==== Data excerpts
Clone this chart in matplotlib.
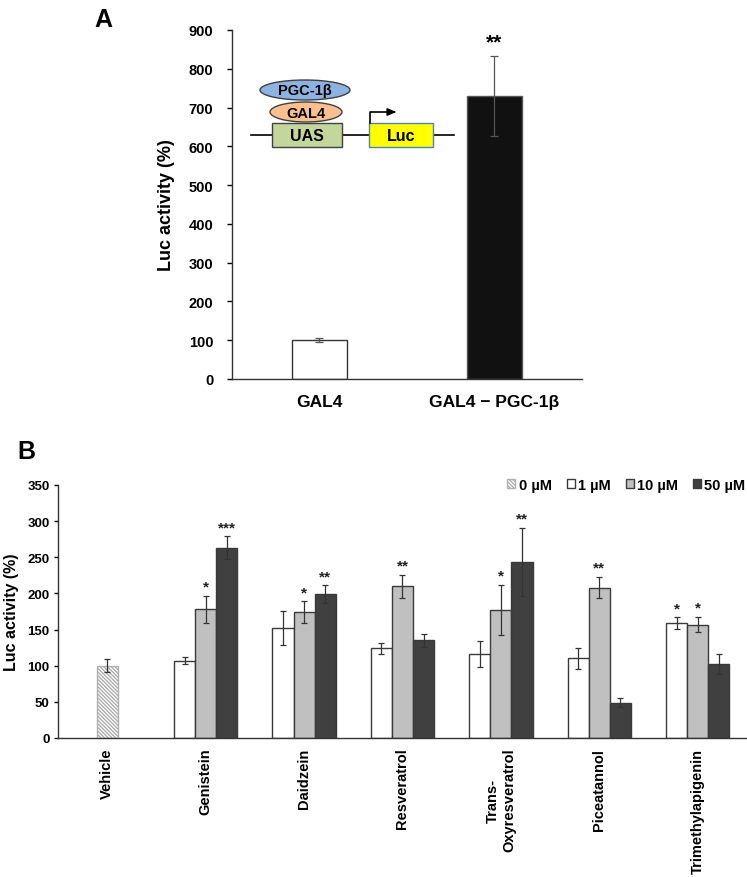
import matplotlib
matplotlib.use("Agg")
import matplotlib.pyplot as plt
from matplotlib.patches import Ellipse, Rectangle
import numpy as np

plt.rcParams["font.family"] = ["Liberation Sans", "DejaVu Sans"]
plt.rcParams["font.weight"] = "bold"
plt.rcParams["axes.labelweight"] = "bold"
plt.rcParams["axes.linewidth"] = 1.0

W, H = 747, 878

# ---------------------------------------------------------------------------
# Data — panel A
# ---------------------------------------------------------------------------
a_labels = ["GAL4", "GAL4 \u2212 PGC-1\u03b2"]
a_values = [100, 729]
a_errors = [5, 103]
a_stars = ["", "**"]
a_colors = ["white", "#111111"]

# ---------------------------------------------------------------------------
# Data — panel B
# ---------------------------------------------------------------------------
b_compounds = ["Vehicle", "Genistein", "Daidzein", "Resveratrol",
               "Trans-\nOxyresveratrol", "Piceatannol", "Trimethylapigenin"]
dose_labels = ["0 \u00b5M", "1 \u00b5M", "10 \u00b5M", "50 \u00b5M"]
vehicle_value = 100
vehicle_error = 9
mean_1uM = [107, 152, 124, 116, 110, 159]
err_1uM = [5, 24, 8, 18, 15, 8]
mean_10uM = [178, 174, 210, 177, 208, 157]
err_10uM = [19, 15, 16, 35, 15, 11]
mean_50uM = [263, 199, 135, 244, 49, 102]
err_50uM = [16, 12, 9, 47, 6, 14]
stars_1uM = ["", "", "", "", "", "*"]
stars_10uM = ["*", "*", "**", "*", "**", "*"]
stars_50uM = ["***", "**", "", "**", "", ""]
dose_colors = ["white", "#c0c0c0", "#404040"]

fig = plt.figure(figsize=(W / 100, H / 100), dpi=100)


def px_axes(x0, y0, x1, y1):
    """Axes placed by pixel box (top-left origin)."""
    return fig.add_axes([x0 / W, 1 - y1 / H, (x1 - x0) / W, (y1 - y0) / H])


# ---------------------------------------------------------------------------
# Panel A
# ---------------------------------------------------------------------------
axA = px_axes(232, 31, 582, 380)
xa = np.arange(len(a_labels))
axA.bar(xa, a_values, width=0.314, color=a_colors,
        edgecolor=["#333333", "#555555"], linewidth=1.0, zorder=2)
axA.errorbar(xa, a_values, yerr=a_errors, fmt="none", ecolor="#555555",
             elinewidth=0.9, capsize=2.8, capthick=0.9, zorder=3)
for xi, v, e, s in zip(xa, a_values, a_errors, a_stars):
    if s:
        axA.text(xi, v + e + 12, s, ha="center", va="bottom", fontsize=15)
axA.set_xlim(-0.5, 1.5)
axA.set_ylim(0, 900)
axA.set_yticks(np.arange(0, 901, 100))
axA.set_xticks(xa)
axA.set_xticklabels(a_labels, fontsize=12.5)
axA.tick_params(axis="x", length=0, pad=11)
axA.tick_params(axis="y", length=3.5, width=1, pad=10, labelsize=10.5)
axA.set_ylabel("Luc activity (%)", fontsize=13, labelpad=10)
for sp in ("top", "right"):
    axA.spines[sp].set_visible(False)
for sp in ("left", "bottom"):
    axA.spines[sp].set_color("#333333")

fig.text(103 / W, 1 - 20 / H, "A", fontsize=18, ha="center", va="center")

# construct diagram (pixel units)
axD = px_axes(240, 75, 460, 155)
axD.set_xlim(240, 460)
axD.set_ylim(155, 75)
axD.axis("off")
axD.plot([251, 454], [136, 136], color="black", lw=1.2, zorder=1)
axD.add_patch(Rectangle((272, 124), 70, 24, fc="#c3d69b", ec="#404040",
                        lw=1, zorder=2))
axD.add_patch(Rectangle((369, 124), 64, 24, fc="#ffff00", ec="#4f81bd",
                        lw=1, zorder=2))
axD.add_patch(Ellipse((306, 113), 72, 20, fc="#fac090", ec="#404040",
                      lw=1, zorder=2))
axD.add_patch(Ellipse((305, 91), 90, 20, fc="#8db3e2", ec="#404040",
                      lw=1, zorder=2))
axD.plot([370, 370, 392], [124, 113, 113], color="black", lw=1.2, zorder=3)
axD.annotate("", xy=(399, 113), xytext=(390, 113),
             arrowprops=dict(arrowstyle="-|>,head_length=0.5,head_width=0.22",
                             color="black", lw=1.2))
axD.text(307, 136.5, "UAS", ha="center", va="center", fontsize=11.5, zorder=4)
axD.text(401, 136.5, "Luc", ha="center", va="center", fontsize=11.5, zorder=4)
axD.text(306, 113.5, "GAL4", ha="center", va="center", fontsize=10.5, zorder=4)
axD.text(305, 91.5, "PGC-1\u03b2", ha="center", va="center", fontsize=10.5,
         zorder=4)

# ---------------------------------------------------------------------------
# Panel B
# ---------------------------------------------------------------------------
axB = px_axes(58, 486, 747, 739)
xb = np.arange(len(b_compounds))
bw = 0.214
axB.bar(xb[0], vehicle_value, width=bw, color="white", edgecolor="#b0b0b0",
        hatch="\\" * 9, linewidth=1.0, label=dose_labels[0], zorder=2)
axB.errorbar(xb[0], vehicle_value, yerr=vehicle_error, fmt="none",
             ecolor="#333333", elinewidth=0.9, capsize=2, capthick=0.9,
             zorder=3)

series = [(mean_1uM, err_1uM, stars_1uM), (mean_10uM, err_10uM, stars_10uM),
          (mean_50uM, err_50uM, stars_50uM)]
for i, (means, errs, stars) in enumerate(series):
    xs = xb[1:] + (i - 1) * bw
    axB.bar(xs, means, width=bw, color=dose_colors[i], edgecolor="#3a3a3a",
            linewidth=1.0, label=dose_labels[i + 1], zorder=2)
    axB.errorbar(xs, means, yerr=errs, fmt="none", ecolor="#333333",
                 elinewidth=0.9, capsize=2, capthick=0.9, zorder=3)
    for xi, m, e, s in zip(xs, means, errs, stars):
        if s:
            axB.text(xi, m + e + 3, s, ha="center", va="bottom",
                     fontsize=11, color="#222222")

axB.set_xlim(-0.5, len(b_compounds) - 0.5)
axB.set_ylim(0, 350)
axB.set_yticks(np.arange(0, 351, 50))
axB.set_xticks(xb)
axB.set_xticklabels(b_compounds, rotation=90, fontsize=10.5,
                    multialignment="center")
axB.tick_params(axis="x", length=0, pad=7)
axB.tick_params(axis="y", length=3, width=1, pad=3, labelsize=9.5)
axB.set_ylabel("Luc activity (%)", fontsize=11.5, labelpad=6)
for sp in ("top", "right"):
    axB.spines[sp].set_visible(False)
for sp in ("left", "bottom"):
    axB.spines[sp].set_color("#333333")

axB.legend(loc="center right", bbox_to_anchor=(1.0, 1.0), ncol=4,
           frameon=False, fontsize=10.5, handlelength=0.55, handleheight=0.55,
           handletextpad=0.25, columnspacing=1.0, borderaxespad=0,
           borderpad=0.1)

fig.text(26 / W, 1 - 452 / H, "B", fontsize=18, ha="center", va="center")

fig.savefig("out.png", dpi=100)
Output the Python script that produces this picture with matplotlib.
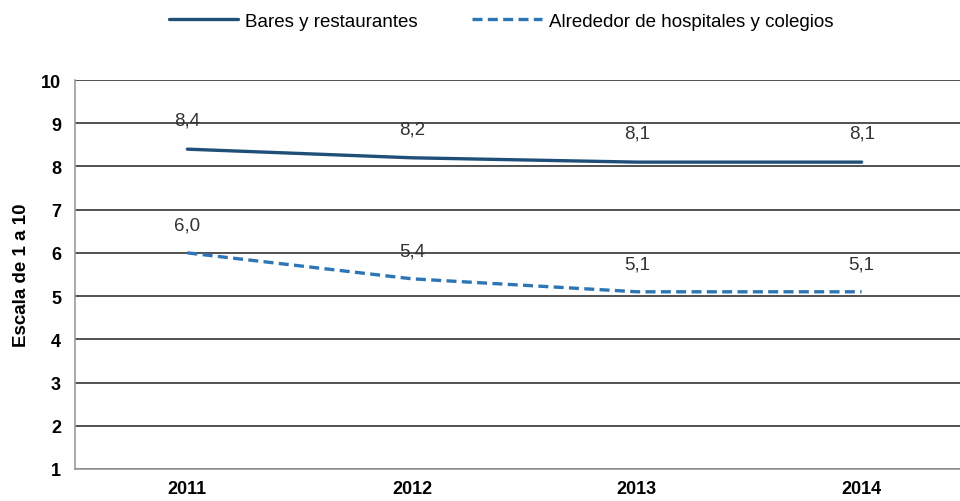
import numpy as np
import matplotlib.pyplot as plt

# data
years = ['2011', '2012', '2013', '2014']
bares = [8.4, 8.2, 8.1, 8.1]
hospitales = [6.0, 5.4, 5.1, 5.1]
serie_names = ['Bares y restaurantes', 'Alrededor de hospitales y colegios']

plt.rcParams['font.family'] = ['Liberation Sans', 'DejaVu Sans']

fig = plt.figure(figsize=(9.6, 5.02), dpi=100)
ax = fig.add_axes([75/960, 32/502, 899/960, 389/502])

x = np.arange(len(years))
l1, = ax.plot(x, bares, color='#1f4e79', lw=2.4, solid_capstyle='round')
l2, = ax.plot(x, hospitales, color='#2e75b6', lw=2.4, ls=(0, (3, 1.6)))

for xi, v in zip(x, bares):
    ax.annotate(f'{v:.1f}'.replace('.', ','), (xi, v), xytext=(0, 21), textcoords='offset points',
                ha='center', va='center', fontsize=13.5, color='#333333')
for xi, v in zip(x, hospitales):
    ax.annotate(f'{v:.1f}'.replace('.', ','), (xi, v), xytext=(0, 20), textcoords='offset points',
                ha='center', va='center', fontsize=13.5, color='#333333')

ax.set_xlim(-0.5, 3.5)
ax.set_ylim(1, 10)
ax.set_yticks(range(1, 11))
ax.set_xticks(x)
ax.set_xticklabels(years)
ax.grid(axis='y', color='#333333', lw=1.2)
ax.set_axisbelow(True)
for s in ['top', 'right']:
    ax.spines[s].set_visible(False)
ax.spines['left'].set_color('#999999')
ax.spines['bottom'].set_color('#999999')
ax.spines['left'].set_linewidth(1.2)
ax.spines['bottom'].set_linewidth(1.2)
ax.tick_params(length=0, labelsize=13, pad=10)
for t in ax.get_xticklabels() + ax.get_yticklabels():
    t.set_fontweight('bold')
ax.tick_params(axis='x', pad=8)
ax.set_ylabel('Escala de 1 a 10', fontsize=13.5, fontweight='bold', labelpad=8)

fig.legend([l1, l2], serie_names, loc='center', bbox_to_anchor=(501/960, 1 - 22/502), ncol=2,
           frameon=False, fontsize=13.5, handlelength=3.7, handletextpad=0.37, columnspacing=2.9)

fig.savefig('out.png', dpi=100)
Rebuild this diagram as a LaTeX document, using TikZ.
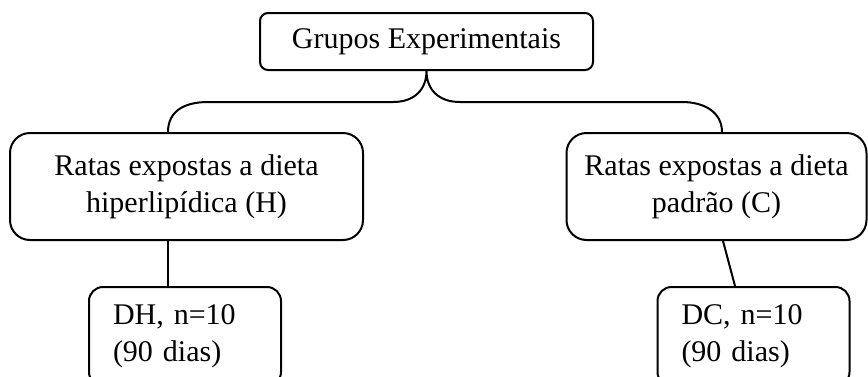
\documentclass[tikz,border=0pt]{standalone}
\usepackage{fontspec}
\setmainfont{Liberation Serif}
\tikzstyle{caixat}=[draw,line width=1pt,rounded corners=4pt,minimum width=166.5pt,minimum height=28.5pt,inner sep=0pt,font=\fontsize{15}{18.5}\selectfont]
\tikzstyle{caixam}=[draw,line width=1pt,rounded corners=10pt,minimum height=53.5pt,inner sep=0pt,align=center,font=\fontsize{15}{18.5}\selectfont]
\tikzstyle{caixab}=[draw,line width=1pt,rounded corners=7pt,minimum width=96pt,minimum height=49.5pt,inner sep=0pt,align=left,text width=72pt,font=\fontsize{15}{18.5}\selectfont]
\tikzstyle{ligacao}=[line width=1pt]

\begin{document}
\begin{tikzpicture}[x=0.5pt,y=-0.5pt]
    \useasboundingbox (0,0) rectangle (868,376);
    \node[caixat] (grupos) at (426.5,41.5) {Grupos Experimentais};
    \node[caixam,minimum width=176.5pt] (ratasH) at (186.5,186.5) {Ratas expostas a dieta\\hiperlipídica (H)};
    \node[caixam,minimum width=150pt] (ratasC) at (716.5,186.5) {Ratas expostas a dieta\\padrão (C)};
    \node[caixab] (dh) at (185,336.5) {DH, n=10\\(90 dias)};
    \node[caixab] (dc) at (753.5,336.5) {DC, n=10\\(90 dias)};

    % chave
    \draw[ligacao] ([xshift=-9.25pt]ratasH.north) .. controls +(0,-22) and +(-22,0) .. (208,102)
        -- (393,102) .. controls +(22,0) and +(0,18) .. (grupos.south)
        .. controls +(0,18) and +(-22,0) .. (460,102) -- (682,102)
        .. controls +(22,0) and +(0,-20) .. ([xshift=2.75pt]ratasC.north);
    \draw[ligacao] ([xshift=-9.25pt]ratasH.south) -- ([xshift=-8.5pt]dh.north);
    \draw[ligacao] ([xshift=3.25pt]ratasC.south) -- ([xshift=-9.25pt]dc.north);
\end{tikzpicture}
\end{document}
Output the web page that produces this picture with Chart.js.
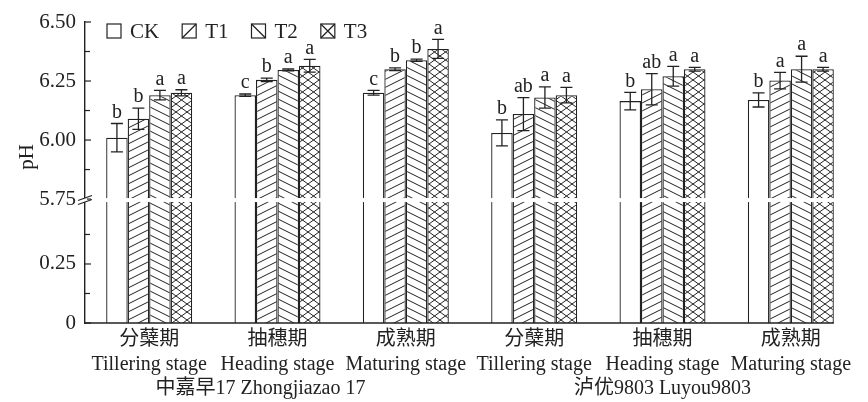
<!DOCTYPE html>
<html>
<head>
<meta charset="utf-8">
<script src="https://cdn.jsdelivr.net/npm/chart.js@4/dist/chart.umd.min.js"></script>
<style>
  html, body { margin: 0; padding: 0; background: #fff; }
  #wrap { width: 868px; height: 402px; }
</style>
</head>
<body>
<div id="wrap"><canvas id="ph"></canvas></div>
<script>
const stages = [
  ["分蘖期", "Tillering stage"], ["抽穗期", "Heading stage"], ["成熟期", "Maturing stage"],
  ["分蘖期", "Tillering stage"], ["抽穗期", "Heading stage"], ["成熟期", "Maturing stage"]
];
const cultivars = ["中嘉早17 Zhongjiazao 17", "泸优9803 Luyou9803"];
const seriesNames = ["CK", "T1", "T2", "T3"];

const ckMeans = [6.01, 6.19, 6.20, 6.03, 6.165, 6.17];
const ckErr = [0.06, 0.005, 0.01, 0.055, 0.037, 0.03];
const ckLetters = ["b", "c", "c", "b", "b", "b"];

const t1Means = [6.09, 6.255, 6.30, 6.11, 6.215, 6.252];
const t1Err = [0.045, 0.007, 0.006, 0.07, 0.066, 0.035];
const t1Letters = ["b", "b", "b", "ab", "ab", "a"];

const t2Means = [6.19, 6.297, 6.338, 6.18, 6.27, 6.30];
const t2Err = [0.02, 0.004, 0.005, 0.045, 0.042, 0.055];
const t2Letters = ["a", "a", "b", "a", "a", "a"];

const t3Means = [6.20, 6.315, 6.386, 6.19, 6.30, 6.30];
const t3Err = [0.013, 0.027, 0.04, 0.033, 0.008, 0.008];
const t3Letters = ["a", "a", "a", "a", "a", "a"];

// broken axis: 0..0.525 shown as is, 5.75 and up shifted down
const breakAt = 5.75;
const breakPos = 0.525;
const yTickValues = [0, 0.25, 5.75, 6.0, 6.25, 6.5];
const yTickLabels = ["0", "0.25", "5.75", "6.00", "6.25", "6.50"];
const yMinorValues = [0.125, 0.375, 5.875, 6.125, 6.375];

const toDisplay = (v) => (v >= breakAt ? v - breakAt + breakPos : v);

const ink = "#222";
const serif = '"Liberation Serif", "Noto Sans CJK SC", serif';

function hatch(w, h, dirs) {
  const c = document.createElement("canvas");
  c.width = w; c.height = h;
  const g = c.getContext("2d");
  g.fillStyle = "#fff";
  g.fillRect(0, 0, w, h);
  g.strokeStyle = ink;
  g.lineWidth = 1;
  dirs.forEach((d) => {
    for (let k = -1; k <= 1; k++) {
      g.beginPath();
      if (d === "/") {
        g.moveTo(-1, h + k * h + h / w);
        g.lineTo(w + 1, k * h - h / w);
      } else {
        g.moveTo(-1, k * h - h / w);
        g.lineTo(w + 1, h + k * h + h / w);
      }
      g.stroke();
    }
  });
  return g.createPattern(c, "repeat");
}

const fills = ["#fff", hatch(16, 8, ["/"]), hatch(16, 8, ["\\"]), hatch(11, 8, ["/", "\\"])];
const means = [ckMeans, t1Means, t2Means, t3Means];
const errs = [ckErr, t1Err, t2Err, t3Err];
const letters = [ckLetters, t1Letters, t2Letters, t3Letters];

const extras = {
  id: "extras",
  afterDatasetsDraw(chart) {
    const { ctx, chartArea: a, scales } = chart;
    const y = scales.y;
    const py = y.getPixelForValue(breakPos);
    ctx.save();

    // break gap through the bars
    ctx.fillStyle = "#fff";
    ctx.fillRect(a.left + 1, py - 1, a.right - a.left, 4);

    // error bars and letters
    ctx.strokeStyle = ink;
    ctx.fillStyle = ink;
    ctx.lineWidth = 1.3;
    ctx.font = "20px " + serif;
    ctx.textAlign = "center";
    ctx.textBaseline = "bottom";
    chart.data.datasets.forEach((ds, di) => {
      chart.getDatasetMeta(di).data.forEach((bar, i) => {
        const top = y.getPixelForValue(toDisplay(means[di][i] + errs[di][i]));
        const bot = y.getPixelForValue(toDisplay(means[di][i] - errs[di][i]));
        ctx.beginPath();
        ctx.moveTo(bar.x, top); ctx.lineTo(bar.x, bot);
        ctx.moveTo(bar.x - 6, top); ctx.lineTo(bar.x + 6, top);
        ctx.moveTo(bar.x - 6, bot); ctx.lineTo(bar.x + 6, bot);
        ctx.stroke();
        ctx.fillText(letters[di][i], bar.x, top - 1);
      });
    });
    ctx.restore();
  },
  afterDraw(chart) {
    const { ctx, chartArea: a, scales } = chart;
    const y = scales.y, x = scales.x;
    ctx.save();
    ctx.strokeStyle = ink;
    ctx.fillStyle = ink;
    ctx.lineWidth = 1.4;

    // x axis line up to the last bar
    const lastMeta = chart.getDatasetMeta(chart.data.datasets.length - 1);
    const lastBar = lastMeta.data[lastMeta.data.length - 1];
    ctx.beginPath();
    ctx.moveTo(a.left, a.bottom);
    ctx.lineTo(lastBar.x + lastBar.width / 2, a.bottom);
    ctx.stroke();

    // inward tick marks
    ctx.lineWidth = 1.2;
    yTickValues.forEach((v) => {
      const p = y.getPixelForValue(toDisplay(v));
      ctx.beginPath(); ctx.moveTo(a.left, p); ctx.lineTo(a.left + 6, p); ctx.stroke();
    });
    yMinorValues.forEach((v) => {
      const p = y.getPixelForValue(toDisplay(v));
      ctx.beginPath(); ctx.moveTo(a.left, p); ctx.lineTo(a.left + 5, p); ctx.stroke();
    });

    // axis break marks
    const py = y.getPixelForValue(breakPos);
    ctx.fillStyle = "#fff";
    ctx.fillRect(a.left - 2, py - 1, 4, 4);
    ctx.lineWidth = 1.2;
    [py - 1, py + 3].forEach((c) => {
      ctx.beginPath();
      ctx.moveTo(a.left - 7, c + 2.5);
      ctx.lineTo(a.left + 7, c - 2.5);
      ctx.stroke();
    });

    // legend
    ctx.fillStyle = ink;
    ctx.font = "21px " + serif;
    ctx.textBaseline = "middle";
    ctx.textAlign = "left";
    let lx = a.left + 22;
    const ly = 31;
    seriesNames.forEach((name, i) => {
      const bx = lx, by = ly - 7, s = 14;
      ctx.fillStyle = "#fff";
      ctx.fillRect(bx, by, s, s);
      ctx.lineWidth = 1.2;
      ctx.strokeRect(bx, by, s, s);
      ctx.beginPath();
      if (i === 1 || i === 3) { ctx.moveTo(bx, by + s); ctx.lineTo(bx + s, by); }
      if (i === 2 || i === 3) { ctx.moveTo(bx, by); ctx.lineTo(bx + s, by + s); }
      ctx.stroke();
      ctx.fillStyle = ink;
      const tx = bx + s + 9;
      ctx.fillText(name, tx, ly + 1);
      lx = tx + ctx.measureText(name).width + 23;
    });

    // y title
    ctx.save();
    ctx.translate(27, 157);
    ctx.rotate(-Math.PI / 2);
    ctx.textAlign = "center";
    ctx.fillText("pH", 0, 0);
    ctx.restore();

    // cultivar labels
    ctx.font = "20px " + serif;
    ctx.textAlign = "center";
    ctx.fillText(cultivars[0], x.getPixelForValue(1) - 17, a.bottom + 66);
    ctx.fillText(cultivars[1], x.getPixelForValue(4), a.bottom + 66);
    ctx.restore();
  }
};

new Chart(document.getElementById("ph"), {
  type: "bar",
  data: {
    labels: stages,
    datasets: seriesNames.map((name, i) => ({
      label: name,
      data: means[i].map(toDisplay),
      backgroundColor: fills[i],
      borderColor: ink,
      borderWidth: 1.3,
      categoryPercentage: 0.67,
      barPercentage: 1.0,
    })),
  },
  options: {
    responsive: true,
    maintainAspectRatio: false,
    animation: false,
    devicePixelRatio: 1,
    layout: { padding: { top: 22, right: 13, left: 0, bottom: 0 } },
    plugins: { legend: { display: false }, tooltip: { enabled: false } },
    scales: {
      x: {
        grid: { display: false },
        border: { display: false },
        ticks: {
          color: ink,
          font: { family: serif, size: 20, lineHeight: 1.25 },
          maxRotation: 0,
          autoSkip: false,
          padding: -4,
        },
        afterFit: (s) => { s.height = 79; },
      },
      y: {
        min: 0,
        max: toDisplay(6.5),
        grid: { display: false },
        border: { display: true, color: ink, width: 1.4 },
        afterBuildTicks: (s) => {
          s.ticks = yTickValues.map((v) => ({ value: toDisplay(v) }));
        },
        ticks: {
          color: ink,
          font: { family: serif, size: 21 },
          padding: 1,
          callback: (v, i) => yTickLabels[i],
        },
        afterFit: (s) => { s.width = 85; },
      },
    },
  },
  plugins: [extras],
});
</script>
</body>
</html>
========
Problem. The copy should hold exactly the lines from the line with "Output the Python" to the line with "ls=(0, (3, 1.6)))", both ends in, set down without any pictures and with nothing added.

Reply.
Output the Python script that produces this picture with matplotlib.
import numpy as np
import matplotlib.pyplot as plt

# data
years = ['2011', '2012', '2013', '2014']
bares = [8.4, 8.2, 8.1, 8.1]
hospitales = [6.0, 5.4, 5.1, 5.1]
serie_names = ['Bares y restaurantes', 'Alrededor de hospitales y colegios']

plt.rcParams['font.family'] = ['Liberation Sans', 'DejaVu Sans']

fig = plt.figure(figsize=(9.6, 5.02), dpi=100)
ax = fig.add_axes([75/960, 32/502, 899/960, 389/502])

x = np.arange(len(years))
l1, = ax.plot(x, bares, color='#1f4e79', lw=2.4, solid_capstyle='round')
l2, = ax.plot(x, hospitales, color='#2e75b6', lw=2.4, ls=(0, (3, 1.6)))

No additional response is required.